Nothing is on fire. The same metrics still matter: cash, margin, renewals, on-time delivery. The only change is speed. The assistant acts in seconds while approvals take days. If you leave that gap alone, you invite errors. Close it by writing the rules before any spend and start with one small pilot you can check every day. 

From suggestions to actions 

The shift is quiet. Tools that used to suggest next steps are becoming assistants that act autonomously. Once you start to adopt AI agents you will first notice it in small transactions that protect numbers you already care about. A support assistant issues a goodwill credit to keep a renewal on track. Another buys a small block of compute credits at night to avoid a slowdown. A replenishment assistant splits a shipment to meet a promised date. A billing assistant reduces unused software seats near month-end so next month’s waste never appears. Each action is reasonable on its own. Together they add up. Spend is becoming a continuous flow instead of a weekly batch. Enterprise adoption of agents is accelerating, and leaders are treating this as an operating shift, not a demo. 

You can see it in how enterprises like Google are beginning to authorize end-to-end transactions, including payments, not just recommendations. It’s a steady transition. 

The age of approving every micro-step by hand is fading. That is slow and it defeats the point. Control comes from rules written in advance that finance will accept. That is how you keep the benefits without creating new problems. 

The operator model 

When I roll AI agents out with leadership, we keep the language plain. Job. Money. Method. Notes. It keeps everyone aligned and keeps the work honest. 

Job is defined as the one thing we are “hiring” the agent to do. Write it in a single line tied to a number that matters. Keep the top items in stock while staying under a weekly shipping limit. Hold first response time under two minutes in support while keeping refunds inside a small range. Reduce wasted software seats on the last business day of each month. If you cannot write the job in one line, you are not ready to let a helper spend. 

Money is the spending limits you would defend in a board deck. Set a limit per action, a limit per day, and a limit per week for the whole job. Name the categories that are allowed and the ones that are not. Use triggers anyone can understand. Up to 300 dollars to protect a service promise if the cheaper path will miss a customer deadline. Up to 50 dollars to resolve a ticket that risks churn. Small dollars that protect important outcomes. 

Method is how the money is allowed to move. Issue a single-purpose virtual card tied to the job. Think labeled envelopes. One envelope per job. When the job ends, the card ends. Keep a short allow list of vendors or items and a short deny list for things you never want to see. Short lists keep pilots alive. 

Notes are the short records you review. Every action leaves a simple entry. What the helper tried, why it acted, who or what it paid, what it expects next, and the receipt. Decide who reads the notes and when. Daily for exceptions. Weekly for patterns. Monthly for the board packet. Short beats are clever. Short wins audits. 

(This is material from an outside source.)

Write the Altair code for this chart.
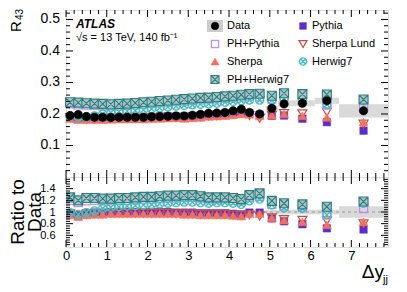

By way of example, in sales AI, we found most wins closed within ten days of the first conversation. We gave the assistant one job inside that window with small spending limits and short notes. Stalled deals suddenly moved. In the back office, we did the same with a finance task. One line for the job, small limits, one card, and daily reviews. Closing sped up and reports got clearer. 

Readiness can be scored without a lab. Use a plain 0 to 1 scale for each piece. Job clarity. Spending limits. Method safety. Notes and review. Then keep the math simple. 

Readiness score = 0.3 Job + 0.3 Money + 0.2 Method + 0.2 Notes 

Pilot when the score is 0.75 or higher on a narrow job. Expand only after a month of notes that make sense. In the sales window pilot we scored 0.8 on day one because the job and limits were tight, the method was safe, and the team met at the same time every afternoon. In the back office we started at 0.7 and crossed 0.75 after a week of clean notes.  

Costs and benefits 

Before you expand, make sure the numbers work. Publish a one-page view leadership can trust. 

Return per unit equals hours saved times fully loaded rates, plus dollars not wasted, plus revenue protected, minus the cost to run the assistant and the payment rails it uses. Overall return equals that number divided by what you invested to get here, including people, integrations, and review time. Report this once a month. Trends over time are enough.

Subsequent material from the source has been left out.